由于代码里面存在多种轨迹,因此,首先需要对轨迹进行分类,避免在代码阅读时出现混淆的情形。
轨迹的状态可分为4种:
- New:当前帧发现的新轨迹
- Tracked:已跟踪轨迹,连续两帧都跟踪上的轨迹
- Lost:丢失轨迹,前n帧都未匹配上的轨迹
- Removed:即将删除的轨迹,连续n帧都未匹配上的轨迹
而轨迹的活跃状态分为: - is_activated:True为当前帧匹配上的轨迹
- is_activated:False为当前值未匹配上的轨迹
ByteTrack的的主要步骤已经在代码里面进行了详细的说明,跟着代码一步一步就能捋顺算法的步骤了。
3、代码解析
3.1、toos/demo_track.py
def imageflow_demo(predictor:Predictor, vis_folder, current_time, args):
...
while True:
if ret_val:
# 目标检测部分
# outputs:[xxx, 7]
outputs, img_info = predictor.inference(frame, timer)
# 目标跟踪部分
if outputs[0] is not None:
online_targets = tracker.update(outputs[0], [img_info['height'], img_info['width']], exp.test_size) # -> yolox/tracker/byte_tracker.py
3.2 yolox/tracker/byte_tracker.py
class STrack(BaseTrack):
shared_kalman = KalmanFilter()
def __init__(self, tlwh, score):
# 新建轨迹
# 轨迹属性
self._tlwh = np.asarray(tlwh, dtype=np.float)
self.kalman_filter = None
# 均值方差
self.mean, self.covariance = None, None
# 不活跃的轨迹
self.is_activated = False
self.score = score
# 被跟踪的次数
self.tracklet_len = 0
def predict(self):
mean_state = self.mean.copy()
if self.state != TrackState.Tracked:
mean_state[7] = 0
更新新的均值与方差
self.mean, self.covariance = self.kalman_filter.predict(mean_state, self.covariance)
@staticmethod
def multi_predict(stracks):
# 预测多个轨迹
if len(stracks) > 0:
multi_mean = np.asarray([st.mean.copy() for st in stracks]) # 均值
multi_covariance = np.asarray([st.covariance for st in stracks]) # 方差
for i, st in enumerate(stracks):
if st.state != TrackState.Tracked: # 未被跟踪
multi_mean[i][7] = 0
multi_mean, multi_covariance = STrack.shared_kalman.multi_predict(multi_mean, multi_covariance)

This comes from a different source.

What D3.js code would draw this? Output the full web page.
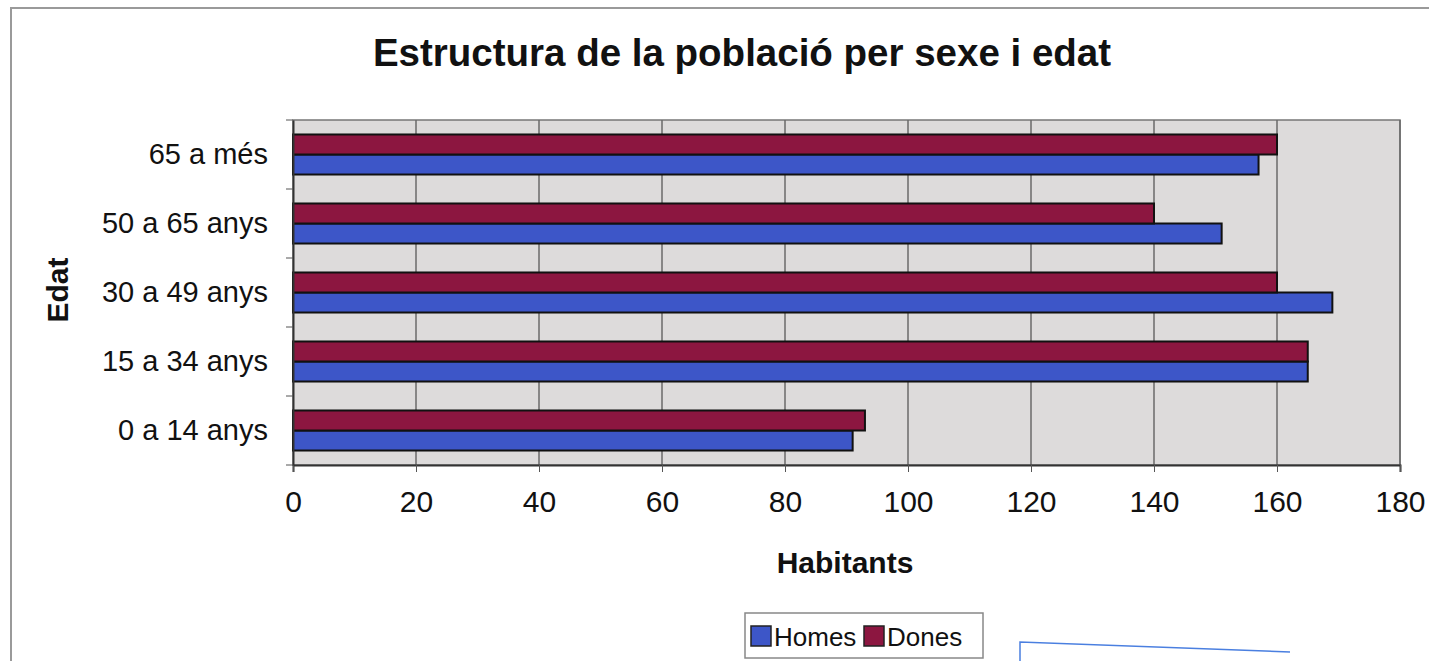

for i, (mean, cov) in enumerate(zip(multi_mean, multi_covariance)):
stracks[i].mean = mean
stracks[i].covariance = cov
def activate(self, kalman_filter, frame_id):
"""Start a new tracklet"""
# 开始一个新的轨迹
# 初始化一个卡尔曼滤波器
self.kalman_filter = kalman_filter
# 跟踪ID
self.track_id = self.next_id()
# 初始化卡尔曼滤波参数
self.mean, self.covariance = self.kalman_filter.initiate(self.tlwh_to_xyah(self._tlwh))
# 跟踪次数设为0
self.tracklet_len = 0
self.state = TrackState.Tracked # 状态设置为 "已经被跟踪"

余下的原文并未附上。